I. SUBSTANTIVE ALLEGATIONS OF THE PLAINTIFFS' COMPLAINT
Gould contends that the plaintiffs have failed to state a claim upon which relief may be granted within Counts II, III, VI and within paragraph 62(g) of the complaint, all of which raise a claim under strict liability for ultrahazardous activity, strict liability for abnormally dangerous activity, public nuisance and negligence per se respectively. We partly agree.
As previously stated, this action is but one of many which were spawned by the operations of the site. Numerous actions have been initiated, many of which allege the same type of harm through the same type of claims.
In Beam, we held that the plaintiffs had failed to state a claim for strict liability for ultrahazardous and abnormally dangerous activities, as Pennsylvania courts do not recognize that the operation of a battery crushing plant is an ultrahazardous or abnormally dangerous activity. Likewise, in Ambrogi et. al. v. Gould Inc., civil action number 3:cv-88-1205 (M.D. Pa.), we granted Gould's similar motion to dismiss the plaintiffs' ultrahazardous and abnormally dangerous activity claims.
In the interest of promoting "evenhanded, predictable, and consistent development of legal principles", Payne v. Tennessee, 501 U.S. 808, 827, 115 L. Ed. 2d 720, 111 S. Ct. 2597 (1990), and since there has been no change in the law since our previous decisions, we find that the plaintiffs have failed to state a claim upon which relief may be granted as to Counts II and III of their complaint, that the plaintiffs have stated a claim for public nuisance, and that the plaintiffs have adequately pled negligence per se in such a manner which places Gould on notice of the allegation. We shall therefore grant Gould's motion in part as it pertains to Counts II and III of the plaintiffs' complaint, and shall deny Gould's motion in part as it pertains to Count VI and paragraph 62(g) of the complaint.
II. CLASS ACTION ALLEGATIONS
Within their complaint, the named plaintiffs allege a class of over one thousand parties. Counsel for Gould contends that this action should not proceed as a class action as certain prerequisites have not been met and, therefore, the plaintiffs class allegations should be dismissed.
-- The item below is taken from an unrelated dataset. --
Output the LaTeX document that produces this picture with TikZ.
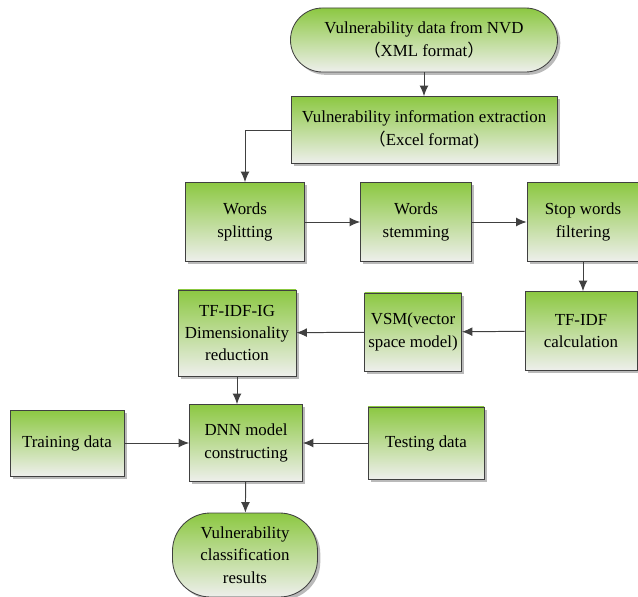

A. Rule 23(a) Requirements
We state at the onset that the party seeking certification has the burden of showing that all of the requirements of Rule 23 have been met. Neal v. Casey, 43 F.3d 48, 55 (3d Cir. 1994); Caruso v. Cleius Insulation Resources, Inc., 101 F.R.D. 530, 533 (M.D. Pa. 1986).
Fed. R. Civ. P. 23(a) states in relevant part:
One or more members of a class may sue...on behalf of all only if.(1) the class is so numerous that joinder of all members is impracticable, (2) there are questions of law or fact common to the class, (3) the claims...of the representative parties are typical of the claims...of the class, and (4) the representative parties will fairly and adequately protect the interests of the class.